ECLI:NL:1987:AC2558 (Kriek/Smit)

Hoge Raad 12 juni 1987, Kriek/Smit
(ECLI:NL:HR:1987:AC2558)

Essentie

Uitsluiting van elke gemeenschap. Vergoedingsrecht, gebaseerd op de goede trouw.

Rechtsregel

In beginsel dient de echtgenoot op wiens naam het goed staat de financierende echtgenoot het nominale bedrag te vergoeden. Omstandigheden van het geval kunnen er echter voor zorgen dat deze vergoeding naar maatstaven van redelijkheid en billijkheid onaanvaardbaar is. Daarvoor dient de investering er een te zijn in de echtelijke woning. Eveneens dient er een onverwachte waardestijging van die woning plaatsgevonden te hebben. Ten slotte mag de echtgenoot op wiens naam het huis staat, niet verwacht hebben dat hij met de enkele teruggave van het destijds ter beschikking gestelde bedrag zonder enige verrekening van de waardestijging van de woning kan volstaan.

Inhoud arrest

De feiten

Partijen zijn in 1958 gehuwd onder huwelijkse voorwaarden, inhoudende uitsluiting van elke gemeenschap. Zij woonden eerst in een aan de vrouw toebehorende woning. De verkoopopbrengst van de woning van de vrouw is in 1964 geheel gebruikt voor de aankoop van de tweede echtelijke woning. Deze woning stond op naam van beide partijen. In 1976 is de verkoopopbrengst van de tweede echtelijke woning gebruikt voor de aankoop van de derde echtelijke woning. Het huwelijk is vervolgens in 1982 ontbonden door echtscheiding.

De vrouw vorderde betaling van het aandeel in de waardevermeerdering van de tweede en derde woning. De aankoop van de tweede woning werd namelijk grotendeels uit de opbrengst van de eerste gefinancierd.  De aankoop van de derde woning vervolgens grotendeels uit de opbrengst van de tweede woning. De vrouw heeft haar vordering gegrond op onverschuldigde betaling die door de man te kwader trouw zou zijn ontvangen in de zin van art. 1398 BW (oud). De vordering is subsidiair gegrond op ongerechtvaardigde verrijking.  Meer subsidiair is de vordering gegrond op de eisen van de goede trouw. Deze eisen moeten ook bij uitsluiting van elke gemeenschap door echtgenoten jegens elkaar in acht worden genomen.

De beoordeling

Voorop moet worden gesteld dat tussen echtgenoten vergoedingsrechten kunnen ontstaan, doordat de goederen die gedurende het huwelijk op naam van de een zijn verkregen, geheel of gedeeltelijk met geld van de ander zijn gefinancierd. Hierdoor ontstaan vergoedingsrechten ten bate of ten laste van de goederengemeenschap (ex artt. 1:95 lid 2, 1:96 lid 2 en 1:127 BW). Dit geldt ook in de gevallen waarin zij bij huwelijkse voorwaarden elke gemeenschap hebben uitgesloten. Een vergoedingsrecht strekt in beginsel tot vergoeding van het nominale bedrag. Indien niet is voldaan aan de eisen van art. 1286 BW (oud), vindt er geen vergoedings van de rente plaats. Bovendien vindt er geen verrekening plaats van de eventuele waardeveranderingen die de gefinancierde goederen tijdens het huwelijk hebben ondergaan.
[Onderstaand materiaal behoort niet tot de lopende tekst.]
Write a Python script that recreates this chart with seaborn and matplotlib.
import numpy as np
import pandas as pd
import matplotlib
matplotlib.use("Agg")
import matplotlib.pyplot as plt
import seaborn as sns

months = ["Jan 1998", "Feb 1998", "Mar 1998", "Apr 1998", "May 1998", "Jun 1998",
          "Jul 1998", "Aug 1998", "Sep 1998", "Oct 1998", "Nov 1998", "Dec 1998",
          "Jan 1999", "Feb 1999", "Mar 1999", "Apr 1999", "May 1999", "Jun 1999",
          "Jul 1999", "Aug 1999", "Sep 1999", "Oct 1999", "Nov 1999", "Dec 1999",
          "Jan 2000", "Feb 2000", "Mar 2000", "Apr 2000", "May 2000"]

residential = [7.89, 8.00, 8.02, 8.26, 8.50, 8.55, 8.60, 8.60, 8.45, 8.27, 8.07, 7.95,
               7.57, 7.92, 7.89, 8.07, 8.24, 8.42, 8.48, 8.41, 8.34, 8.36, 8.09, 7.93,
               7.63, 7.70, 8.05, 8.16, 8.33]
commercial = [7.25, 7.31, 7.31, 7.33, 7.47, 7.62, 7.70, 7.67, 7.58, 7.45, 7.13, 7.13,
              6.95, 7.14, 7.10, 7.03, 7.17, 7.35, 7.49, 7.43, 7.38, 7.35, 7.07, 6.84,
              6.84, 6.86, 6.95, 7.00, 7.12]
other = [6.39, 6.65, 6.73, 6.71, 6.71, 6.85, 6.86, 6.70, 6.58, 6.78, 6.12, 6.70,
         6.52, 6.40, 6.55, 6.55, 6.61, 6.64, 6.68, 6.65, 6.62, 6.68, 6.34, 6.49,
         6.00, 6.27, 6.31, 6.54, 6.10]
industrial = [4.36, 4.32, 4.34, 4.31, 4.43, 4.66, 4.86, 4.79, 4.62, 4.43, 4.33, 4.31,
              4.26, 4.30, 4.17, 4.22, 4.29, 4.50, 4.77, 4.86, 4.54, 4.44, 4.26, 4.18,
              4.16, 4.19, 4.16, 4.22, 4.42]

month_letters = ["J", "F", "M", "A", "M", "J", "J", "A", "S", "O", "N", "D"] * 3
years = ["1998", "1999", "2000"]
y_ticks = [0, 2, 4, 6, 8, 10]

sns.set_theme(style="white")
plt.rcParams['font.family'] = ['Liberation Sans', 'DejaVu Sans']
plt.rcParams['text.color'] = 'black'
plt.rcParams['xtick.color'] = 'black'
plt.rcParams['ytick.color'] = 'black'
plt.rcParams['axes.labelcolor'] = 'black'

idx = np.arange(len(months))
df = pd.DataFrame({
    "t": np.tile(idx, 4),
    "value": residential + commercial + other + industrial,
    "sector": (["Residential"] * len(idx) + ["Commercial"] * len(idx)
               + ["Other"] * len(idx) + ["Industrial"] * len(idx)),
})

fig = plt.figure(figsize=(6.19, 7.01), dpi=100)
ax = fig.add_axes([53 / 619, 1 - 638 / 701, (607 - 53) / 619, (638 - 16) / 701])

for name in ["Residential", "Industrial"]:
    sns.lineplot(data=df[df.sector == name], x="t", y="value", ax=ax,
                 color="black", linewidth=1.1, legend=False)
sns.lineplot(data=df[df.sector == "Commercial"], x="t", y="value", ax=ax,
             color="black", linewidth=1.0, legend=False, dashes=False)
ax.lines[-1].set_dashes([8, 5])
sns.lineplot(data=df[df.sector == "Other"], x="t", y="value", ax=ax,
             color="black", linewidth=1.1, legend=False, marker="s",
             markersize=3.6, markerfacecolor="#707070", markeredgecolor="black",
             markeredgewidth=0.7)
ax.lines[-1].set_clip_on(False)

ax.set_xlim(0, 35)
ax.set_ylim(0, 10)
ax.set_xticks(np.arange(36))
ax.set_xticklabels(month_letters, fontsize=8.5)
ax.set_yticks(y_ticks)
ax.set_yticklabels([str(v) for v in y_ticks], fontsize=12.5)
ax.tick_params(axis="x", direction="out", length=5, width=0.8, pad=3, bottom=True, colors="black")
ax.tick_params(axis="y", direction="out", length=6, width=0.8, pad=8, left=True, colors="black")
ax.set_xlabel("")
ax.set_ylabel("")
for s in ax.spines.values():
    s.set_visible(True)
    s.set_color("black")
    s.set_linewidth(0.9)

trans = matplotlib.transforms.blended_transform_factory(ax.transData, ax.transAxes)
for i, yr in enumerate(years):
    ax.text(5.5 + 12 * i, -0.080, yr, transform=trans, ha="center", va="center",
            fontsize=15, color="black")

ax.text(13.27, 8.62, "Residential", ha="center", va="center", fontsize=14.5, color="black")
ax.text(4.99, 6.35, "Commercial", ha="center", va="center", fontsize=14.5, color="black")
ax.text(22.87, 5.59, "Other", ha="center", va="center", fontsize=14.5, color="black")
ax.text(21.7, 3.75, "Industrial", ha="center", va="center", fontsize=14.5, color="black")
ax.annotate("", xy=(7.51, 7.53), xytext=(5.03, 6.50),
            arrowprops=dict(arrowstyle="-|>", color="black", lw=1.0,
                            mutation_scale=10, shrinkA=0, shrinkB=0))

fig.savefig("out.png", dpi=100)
Er zijn echter uitzonderingen op deze regel op grond van de eisen van de redelijkheid en billijkheid. Een uitzondering kan op haar plaats zijn in een geval waarin de betreffende gelden zijn gebruikt voor de aankoop van de echtelijke woning. Als deze woning vervolgens, door onvoorziene omstandigheden, aanzienlijk in waarde is gestegen, kan het onrechtvaardig zijn om alleen het nominale bedrag terug te betalen zonder rekening te houden met de waardevermeerdering. Daarbij zal het aankomen op de vraag of de betreffende onvoorziene omstandigheden van dien aard zijn dat de echtgenoot op wiens naam het huis staat, naar maatstaven van redelijkheid en billijkheid niet mag verwachten dat hij met de enkele teruggave van het destijds ter beschikking gestelde bedrag zonder enige verrekening van de waardevermeerdering van de woning kan volstaan.
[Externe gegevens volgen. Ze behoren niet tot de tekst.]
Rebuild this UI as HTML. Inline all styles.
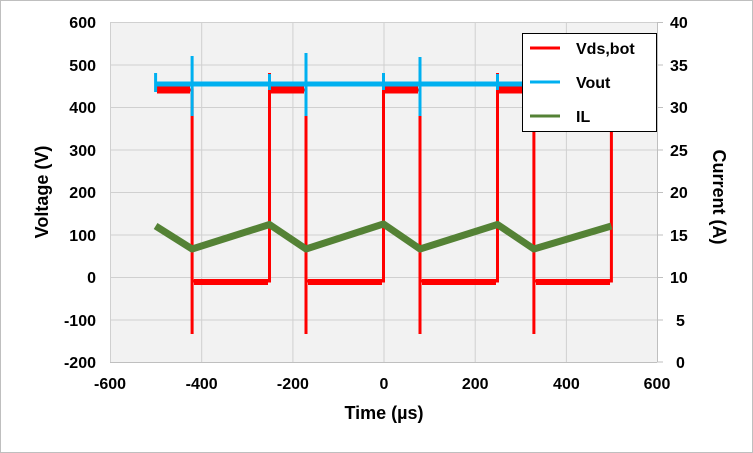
<!DOCTYPE html>
<html><head><style>body{margin:0;background:#fff}svg{display:block}text{font-family:"Liberation Sans",sans-serif;font-weight:bold;fill:#000}</style></head><body>
<svg width="753" height="453" viewBox="0 0 753 453">
<rect x="0.5" y="0.5" width="752" height="452" fill="#fff" stroke="#bfbfbf"/>
<rect x="110" y="22" width="547" height="340" fill="#f2f2f2"/>
<g stroke="#d0d0d0" stroke-width="1">
<path d="M110,22.5H657M110,65H657M110,107.5H657M110,150H657M110,192.5H657M110,235H657M110,277.5H657M110,320H657"/>
<path d="M110.5,22V362M201.7,22V362M292.9,22V362M384,22V362M475.2,22V362M566.4,22V362"/>
</g>
<path d="M110,362.5H657M657.5,22V362" stroke="#bfbfbf" fill="none"/>
<path d="M657,22.5h6M657,65h6M657,107.5h6M657,150h6M657,192.5h6M657,235h6M657,277.5h6M657,320h6M657,362h6" stroke="#bfbfbf"/>
<g font-size="16" text-anchor="end">
<text x="96" y="28">600</text><text x="96" y="71">500</text><text x="96" y="113">400</text><text x="96" y="156">300</text><text x="96" y="198">200</text><text x="96" y="241">100</text><text x="96" y="283">0</text><text x="96" y="326">-100</text><text x="96" y="368">-200</text>
</g>
<g font-size="16" text-anchor="start">
<text x="670" y="28">40</text><text x="670" y="71">35</text><text x="670" y="113">30</text><text x="670" y="156">25</text><text x="670" y="198">20</text><text x="670" y="241">15</text><text x="670" y="283">10</text><text x="676" y="326">5</text><text x="676" y="368">0</text>
</g>
<g font-size="16" text-anchor="middle">
<text x="110" y="389">-600</text><text x="201.7" y="389">-400</text><text x="292.9" y="389">-200</text><text x="384" y="389">0</text><text x="475.2" y="389">200</text><text x="566.4" y="389">400</text><text x="657" y="389">600</text>
</g>
<text x="384" y="419" font-size="18" text-anchor="middle">Time (µs)</text>
<text transform="translate(48,192) rotate(-90)" font-size="18" text-anchor="middle">Voltage (V)</text>
<text transform="translate(713,197) rotate(90)" font-size="18" text-anchor="middle">Current (A)</text>
<path d="M155.6,90H192.1V334V281H269.5V73V90H306V334V281H383.5V73V90H420V334V281H497.5V73V90H533.9V334V281H611.4V125" fill="none" stroke="#ff0000" stroke-width="3"/>
<path d="M157,90H190M271,90H304M385,90H418M499,90H532" stroke="#ff0000" stroke-width="7"/>
<path d="M157,282H190M271,282H304M385,282H418M499,282H532" fill="none"/>
<path d="M194,282H268M308,282H382M422,282H496M536,282H610" stroke="#ff0000" stroke-width="6"/>
<path d="M155.6,84H611M155.6,73V92M192.1,56V116M306,53V116M420,57V116M533.9,58V116M269.5,74V90M383.5,73V90M497.5,74V90" fill="none" stroke="#00b0f0" stroke-width="3"/>
<path d="M155.6,84H611" stroke="#00b0f0" stroke-width="5"/>
<path d="M155.6,226L192.1,249L269.5,224.5L306,249L383.5,224L420,249L497.5,224.5L533.9,249L611.4,226" fill="none" stroke="#548235" stroke-width="7" stroke-linejoin="round"/>
<rect x="522.5" y="33.5" width="134" height="98" fill="#fff" stroke="#000"/>
<path d="M530,48h30" stroke="#ff0000" stroke-width="3"/>
<path d="M530,82h30" stroke="#00b0f0" stroke-width="3"/>
<path d="M530,116h30" stroke="#548235" stroke-width="3"/>
<g font-size="16"><text x="576" y="54">Vds,bot</text><text x="576" y="88">Vout</text><text x="576" y="122">IL</text></g>
</svg>
</body></html>
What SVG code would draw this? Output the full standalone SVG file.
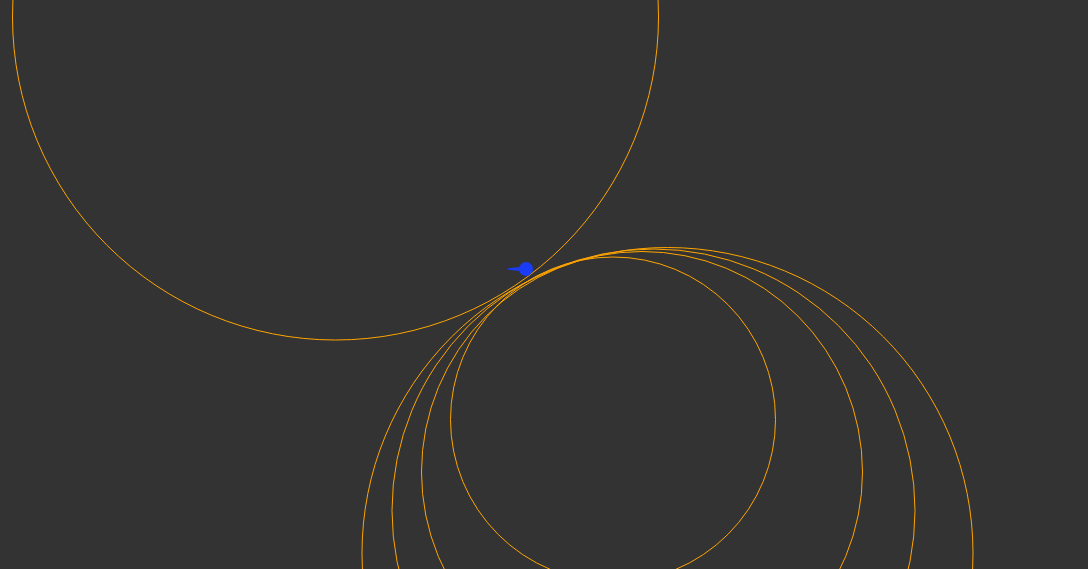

Het arrest van het Hof kan niet in stand blijven en dient, na verwijzing op de meer subsidiaire grondslag, opnieuw te worden bezien.

De beslissing
  • De HR vernietigt het arrest van het Gerechtshof te Amsterdam van 24 juni 1985;
  • Verwijst de zaak naar het Gerechtshof te ’s-Gravenhage ter verdere behandeling en beslissing;
  • Compenseert de kosten van het geding aldus dat elke partij de hare draagt.